I ricercatori, riporta Il Fatto Alimentare, hanno analizzato i dati di circa 25.000 persone, raccogliendo informazioni tramite un questionario dettagliato sui consumi alimentari che includeva 188 diversi alimenti. Grazie a questa indagine è stato possibile calcolare la quantità giornaliera di alimenti ultra processati consumati, identificati attraverso la classificazione NOVA, sia in grammi sia come percentuale delle calorie totali ingerite. Contestualmente, sono stati effettuati regolari prelievi di sangue per misurare 36 marcatori biologici dell’età dell’organismo. La classificazione NOVA è un sistema che categorizza gli alimenti in base al livello di lavorazione industriale che subiscono e non in base al loro contenuto nutrizionale. Si suddivide in quattro gruppi principali: alimenti non trasformati o minimamente trasformati, ingredienti culinari trasformati, alimenti processati e alimenti ultra processati, questi ultimi caratterizzati da formule industriali con additivi, aromi e conservanti che ne alterano significativamente struttura e qualità nutrizionale.
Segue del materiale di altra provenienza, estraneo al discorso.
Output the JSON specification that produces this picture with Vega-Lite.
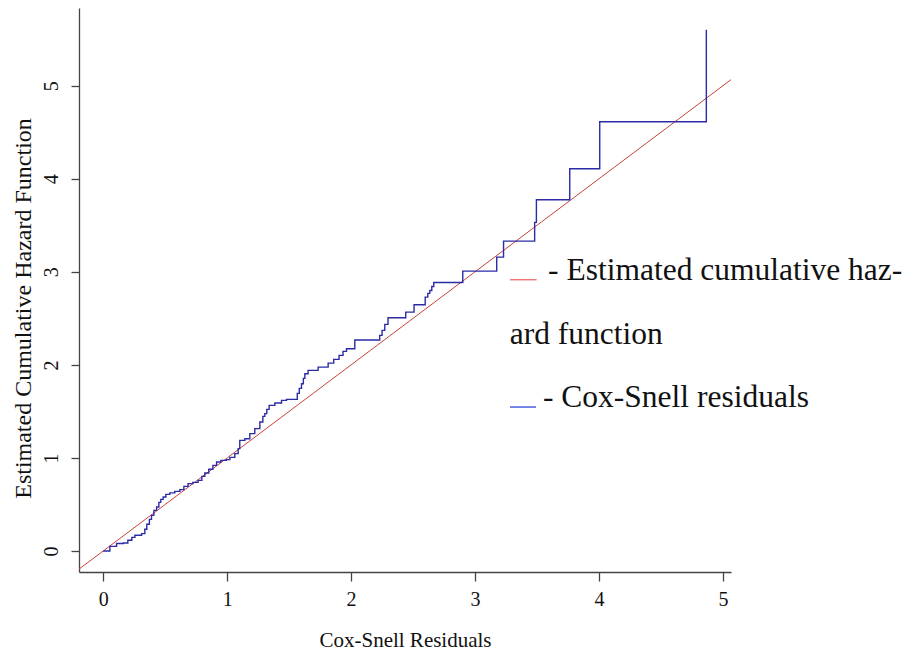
{
  "$schema": "https://vega.github.io/schema/vega-lite/v6.json",
  "width": 652,
  "height": 564,
  "autosize": {"type": "none"},
  "padding": {"left": 79, "top": 8, "right": 188, "bottom": 80},
  "background": "white",
  "config": {
    "view": {"stroke": null},
    "font": "Liberation Serif",
    "axis": {
      "grid": false,
      "domainColor": "#444444",
      "domainWidth": 1.3,
      "tickColor": "#444444",
      "tickWidth": 1.3,
      "labelColor": "#111111",
      "titleColor": "#111111",
      "labelFont": "Liberation Serif",
      "titleFont": "Liberation Serif",
      "titleFontWeight": "normal"
    }
  },
  "datasets": {
    "steps": [
      {"x": 0, "y": 0.0},
      {"x": 0.054, "y": 0.05},
      {"x": 0.108, "y": 0.08},
      {"x": 0.161, "y": 0.086},
      {"x": 0.199, "y": 0.115},
      {"x": 0.231, "y": 0.147},
      {"x": 0.256, "y": 0.169},
      {"x": 0.31, "y": 0.187},
      {"x": 0.336, "y": 0.233},
      {"x": 0.352, "y": 0.287},
      {"x": 0.373, "y": 0.34},
      {"x": 0.39, "y": 0.383},
      {"x": 0.409, "y": 0.437},
      {"x": 0.431, "y": 0.473},
      {"x": 0.449, "y": 0.523},
      {"x": 0.465, "y": 0.555},
      {"x": 0.484, "y": 0.58},
      {"x": 0.506, "y": 0.609},
      {"x": 0.538, "y": 0.625},
      {"x": 0.578, "y": 0.641},
      {"x": 0.619, "y": 0.66},
      {"x": 0.651, "y": 0.695},
      {"x": 0.685, "y": 0.724},
      {"x": 0.723, "y": 0.738},
      {"x": 0.766, "y": 0.759},
      {"x": 0.796, "y": 0.802},
      {"x": 0.82, "y": 0.838},
      {"x": 0.852, "y": 0.878},
      {"x": 0.885, "y": 0.92},
      {"x": 0.915, "y": 0.956},
      {"x": 0.949, "y": 0.974},
      {"x": 0.995, "y": 0.982},
      {"x": 1.022, "y": 1.006},
      {"x": 1.062, "y": 1.046},
      {"x": 1.089, "y": 1.1},
      {"x": 1.102, "y": 1.189},
      {"x": 1.143, "y": 1.207},
      {"x": 1.183, "y": 1.261},
      {"x": 1.223, "y": 1.315},
      {"x": 1.264, "y": 1.386},
      {"x": 1.288, "y": 1.447},
      {"x": 1.304, "y": 1.476},
      {"x": 1.32, "y": 1.522},
      {"x": 1.339, "y": 1.565},
      {"x": 1.385, "y": 1.59},
      {"x": 1.439, "y": 1.619},
      {"x": 1.479, "y": 1.629},
      {"x": 1.566, "y": 1.694},
      {"x": 1.582, "y": 1.748},
      {"x": 1.6, "y": 1.798},
      {"x": 1.615, "y": 1.855},
      {"x": 1.627, "y": 1.905},
      {"x": 1.653, "y": 1.941},
      {"x": 1.734, "y": 1.976},
      {"x": 1.815, "y": 2.019},
      {"x": 1.86, "y": 2.059},
      {"x": 1.903, "y": 2.102},
      {"x": 1.935, "y": 2.145},
      {"x": 1.963, "y": 2.174},
      {"x": 2.03, "y": 2.268},
      {"x": 2.231, "y": 2.317},
      {"x": 2.25, "y": 2.371},
      {"x": 2.272, "y": 2.435},
      {"x": 2.298, "y": 2.507},
      {"x": 2.441, "y": 2.567},
      {"x": 2.508, "y": 2.647},
      {"x": 2.598, "y": 2.728},
      {"x": 2.619, "y": 2.768},
      {"x": 2.635, "y": 2.8},
      {"x": 2.651, "y": 2.843},
      {"x": 2.667, "y": 2.886},
      {"x": 2.901, "y": 3.008},
      {"x": 3.175, "y": 3.158},
      {"x": 3.23, "y": 3.33},
      {"x": 3.481, "y": 3.531},
      {"x": 3.495, "y": 3.774},
      {"x": 3.764, "y": 4.107},
      {"x": 4.006, "y": 4.612},
      {"x": 4.866, "y": 5.6}
    ],
    "ref": [
      {"x": -0.3, "y": -0.3},
      {"x": 5.3, "y": 5.3}
    ],
    "legendLines": [
      {"x": 3.282, "x2": 3.497, "y": 2.915, "series": "red"},
      {"x": 3.282, "x2": 3.492, "y": 1.547, "series": "blue"}
    ],
    "legendText": [
      {"x": 3.589, "y": 2.908, "label": "- Estimated cumulative haz-"},
      {"x": 3.28, "y": 2.22, "label": "ard function"},
      {"x": 3.548, "y": 1.547, "label": "- Cox-Snell residuals"}
    ]
  },
  "layer": [
    {
      "data": {"name": "ref"},
      "mark": {"type": "line", "color": "#c8403c", "strokeWidth": 1, "clip": true},
      "encoding": {
        "x": {
          "field": "x", "type": "quantitative",
          "scale": {"domain": [-0.195, 5.065], "nice": false, "zero": false},
          "axis": {
            "values": [0, 1, 2, 3, 4, 5],
            "format": "d",
            "title": "Cox-Snell Residuals",
            "tickSize": 9,
            "labelFontSize": 20,
            "labelPadding": 8,
            "titleFontSize": 21,
            "titlePadding": 20
          }
        },
        "y": {
          "field": "y", "type": "quantitative",
          "scale": {"domain": [-0.2256, 5.835], "nice": false, "zero": false},
          "axis": {
            "values": [0, 1, 2, 3, 4, 5],
            "format": "d",
            "title": "Estimated Cumulative Hazard Function",
            "tickSize": 8,
            "labelAngle": -90,
            "labelAlign": "center",
            "labelBaseline": "bottom",
            "labelFontSize": 20,
            "labelPadding": 10,
            "titleFontSize": 24,
            "titlePadding": 6,
            "titleY": 300
          }
        }
      }
    },
    {
      "data": {"name": "steps"},
      "mark": {"type": "line", "color": "#2b2ba6", "strokeWidth": 1.4, "interpolate": "step-after", "clip": true},
      "encoding": {
        "x": {"field": "x", "type": "quantitative"},
        "y": {"field": "y", "type": "quantitative"}
      }
    },
    {
      "data": {"name": "legendLines"},
      "mark": {"type": "rule", "strokeWidth": 1.3},
      "encoding": {
        "x": {"field": "x", "type": "quantitative"},
        "x2": {"field": "x2"},
        "y": {"field": "y", "type": "quantitative"},
        "color": {
          "field": "series", "type": "nominal",
          "scale": {"domain": ["red", "blue"], "range": ["#f06a6a", "#3048d8"]},
          "legend": null
        }
      }
    },
    {
      "data": {"name": "legendText"},
      "mark": {"type": "text", "align": "left", "baseline": "alphabetic", "fontSize": 31.5, "font": "Liberation Serif", "color": "#111111"},
      "encoding": {
        "x": {"field": "x", "type": "quantitative"},
        "y": {"field": "y", "type": "quantitative"},
        "text": {"field": "label"}
      }
    }
  ]
}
Questi dati sono stati confrontati con l’età anagrafica dei partecipanti per determinare se una dieta ricca di ultra processati, definita come oltre il 14% delle calorie totali derivanti da tali alimenti, influenzasse il ritmo dell’invecchiamento biologico. Secondo i risultati, chi consuma regolarmente grandi quantità di ultra processati mostra un invecchiamento biologico medio di 0,7 anni superiore rispetto all’età anagrafica. I due tipi di età non sempre coincidono e lo studio voleva puntare a verificare in che modo i cibi ultra processati potessero implementare questa forbice. Questo divario si riduce del 9% in chi segue una dieta più vicina ai criteri della dieta mediterranea, a conferma dei benefici di quest’ultima anche in presenza di un consumo significativo di cibi industriali.
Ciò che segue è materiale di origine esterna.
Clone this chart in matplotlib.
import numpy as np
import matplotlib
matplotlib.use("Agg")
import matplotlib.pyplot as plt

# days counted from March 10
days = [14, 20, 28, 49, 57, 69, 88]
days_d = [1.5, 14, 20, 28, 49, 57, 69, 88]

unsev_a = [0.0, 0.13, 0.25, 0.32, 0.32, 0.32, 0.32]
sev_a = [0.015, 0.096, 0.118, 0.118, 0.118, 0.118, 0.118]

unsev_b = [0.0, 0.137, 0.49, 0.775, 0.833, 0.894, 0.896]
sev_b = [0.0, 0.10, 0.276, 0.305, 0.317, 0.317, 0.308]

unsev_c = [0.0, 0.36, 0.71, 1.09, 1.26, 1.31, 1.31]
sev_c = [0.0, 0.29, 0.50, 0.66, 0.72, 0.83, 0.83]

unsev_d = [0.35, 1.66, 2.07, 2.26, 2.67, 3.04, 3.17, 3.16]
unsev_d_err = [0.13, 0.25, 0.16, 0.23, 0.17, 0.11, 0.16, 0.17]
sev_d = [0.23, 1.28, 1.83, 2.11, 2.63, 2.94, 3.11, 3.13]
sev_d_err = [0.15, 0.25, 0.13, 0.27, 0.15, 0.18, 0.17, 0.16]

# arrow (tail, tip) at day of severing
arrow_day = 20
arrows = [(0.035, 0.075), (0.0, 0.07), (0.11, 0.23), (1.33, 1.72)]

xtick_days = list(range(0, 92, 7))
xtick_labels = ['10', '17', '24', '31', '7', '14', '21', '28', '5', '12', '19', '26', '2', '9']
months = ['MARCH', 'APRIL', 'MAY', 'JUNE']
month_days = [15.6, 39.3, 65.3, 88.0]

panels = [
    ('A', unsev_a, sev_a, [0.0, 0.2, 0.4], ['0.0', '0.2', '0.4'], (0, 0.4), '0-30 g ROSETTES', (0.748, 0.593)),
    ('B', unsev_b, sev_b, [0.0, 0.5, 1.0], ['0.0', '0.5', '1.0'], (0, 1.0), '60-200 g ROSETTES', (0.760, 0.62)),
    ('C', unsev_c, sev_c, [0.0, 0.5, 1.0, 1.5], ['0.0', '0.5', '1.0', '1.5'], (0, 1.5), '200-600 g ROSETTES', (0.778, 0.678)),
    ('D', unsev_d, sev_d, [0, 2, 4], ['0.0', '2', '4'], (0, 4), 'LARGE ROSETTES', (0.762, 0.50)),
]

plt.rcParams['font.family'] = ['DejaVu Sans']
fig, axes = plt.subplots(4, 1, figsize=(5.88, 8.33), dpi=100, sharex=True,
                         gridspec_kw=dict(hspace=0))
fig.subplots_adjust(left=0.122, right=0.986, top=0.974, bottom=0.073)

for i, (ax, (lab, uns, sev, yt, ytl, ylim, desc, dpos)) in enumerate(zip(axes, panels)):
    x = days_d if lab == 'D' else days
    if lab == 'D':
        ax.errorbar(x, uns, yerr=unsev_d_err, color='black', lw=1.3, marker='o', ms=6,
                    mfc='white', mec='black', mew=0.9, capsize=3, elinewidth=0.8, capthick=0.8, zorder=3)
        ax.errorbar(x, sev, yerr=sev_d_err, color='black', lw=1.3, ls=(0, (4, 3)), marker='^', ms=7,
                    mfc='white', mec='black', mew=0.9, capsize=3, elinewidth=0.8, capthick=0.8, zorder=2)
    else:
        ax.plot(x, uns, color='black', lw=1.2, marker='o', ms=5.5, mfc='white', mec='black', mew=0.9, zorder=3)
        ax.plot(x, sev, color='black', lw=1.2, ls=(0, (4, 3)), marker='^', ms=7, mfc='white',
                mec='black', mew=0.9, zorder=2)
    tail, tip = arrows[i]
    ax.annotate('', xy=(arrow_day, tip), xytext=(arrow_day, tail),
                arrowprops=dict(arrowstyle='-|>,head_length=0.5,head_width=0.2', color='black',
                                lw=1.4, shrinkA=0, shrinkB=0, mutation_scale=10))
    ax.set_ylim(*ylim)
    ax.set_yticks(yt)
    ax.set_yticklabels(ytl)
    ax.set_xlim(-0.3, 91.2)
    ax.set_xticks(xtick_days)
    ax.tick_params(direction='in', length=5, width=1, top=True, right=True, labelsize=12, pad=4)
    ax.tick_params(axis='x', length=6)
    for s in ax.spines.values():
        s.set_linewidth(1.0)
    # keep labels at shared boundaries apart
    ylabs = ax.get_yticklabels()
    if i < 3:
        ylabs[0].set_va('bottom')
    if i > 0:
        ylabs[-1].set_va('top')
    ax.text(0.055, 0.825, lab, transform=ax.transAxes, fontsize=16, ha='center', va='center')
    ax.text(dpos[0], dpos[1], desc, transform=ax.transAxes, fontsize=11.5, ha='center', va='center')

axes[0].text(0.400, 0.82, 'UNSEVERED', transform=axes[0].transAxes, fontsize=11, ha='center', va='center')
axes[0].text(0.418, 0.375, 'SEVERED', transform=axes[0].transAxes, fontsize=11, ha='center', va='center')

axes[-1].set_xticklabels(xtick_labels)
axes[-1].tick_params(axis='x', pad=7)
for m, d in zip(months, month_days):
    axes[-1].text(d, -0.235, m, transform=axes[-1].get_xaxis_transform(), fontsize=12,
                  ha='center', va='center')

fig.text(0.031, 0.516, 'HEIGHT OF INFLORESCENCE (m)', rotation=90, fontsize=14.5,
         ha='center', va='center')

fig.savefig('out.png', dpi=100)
Le cause precise di questo fenomeno non sono ancora del tutto chiare. Simona Esposito, epidemiologa e responsabile dello studio, evidenzia alcuni possibili fattori come la presenza di alti livelli di grassi saturi, zuccheri e sale negli alimenti ultra processati che gioca sicuramente un ruolo, ma ci sono ulteriori elementi da considerare. Molti prodotti classificati come ultra processati, infatti, non sono necessariamente di scarsa qualità nutrizionale, come yogurt aromatizzati, sostituti vegetali della carne o pane confezionato. È quindi necessario approfondire quali additivi, ingredienti o metodi di lavorazione possano influenzare l’invecchiamento cellulare. Marialaura Bonaccio, nutrizionista e coautrice dello studio, suggerisce che le lavorazioni industriali alterano profondamente la struttura degli alimenti, con possibili effetti negativi sul metabolismo del glucosio e sul microbiota intestinale. "La trasformazione industriale modifica la quantità e la qualità delle fibre e dei nutrienti presenti negli alimenti", spiega Bonaccio. Inoltre, l’uso di confezioni in plastica per molti cibi ultra processati rappresenta un ulteriore rischio: queste possono rilasciare sostanze tossiche che migrano nel cibo e vengono assimilate dall’organismo. Licia Iacoviello, responsabile dell’unità di epidemiologia dell’Università LUM di Bari e collaboratrice dello studio, sottolinea l’importanza di linee guida più chiare per il consumo di ultra processati. "Occorre stabilire raccomandazioni sulle quantità massime giornaliere di questi alimenti e rendere più trasparente l’identificazione di un prodotto come ultra processato, così da aiutare i consumatori a fare scelte più consapevoli."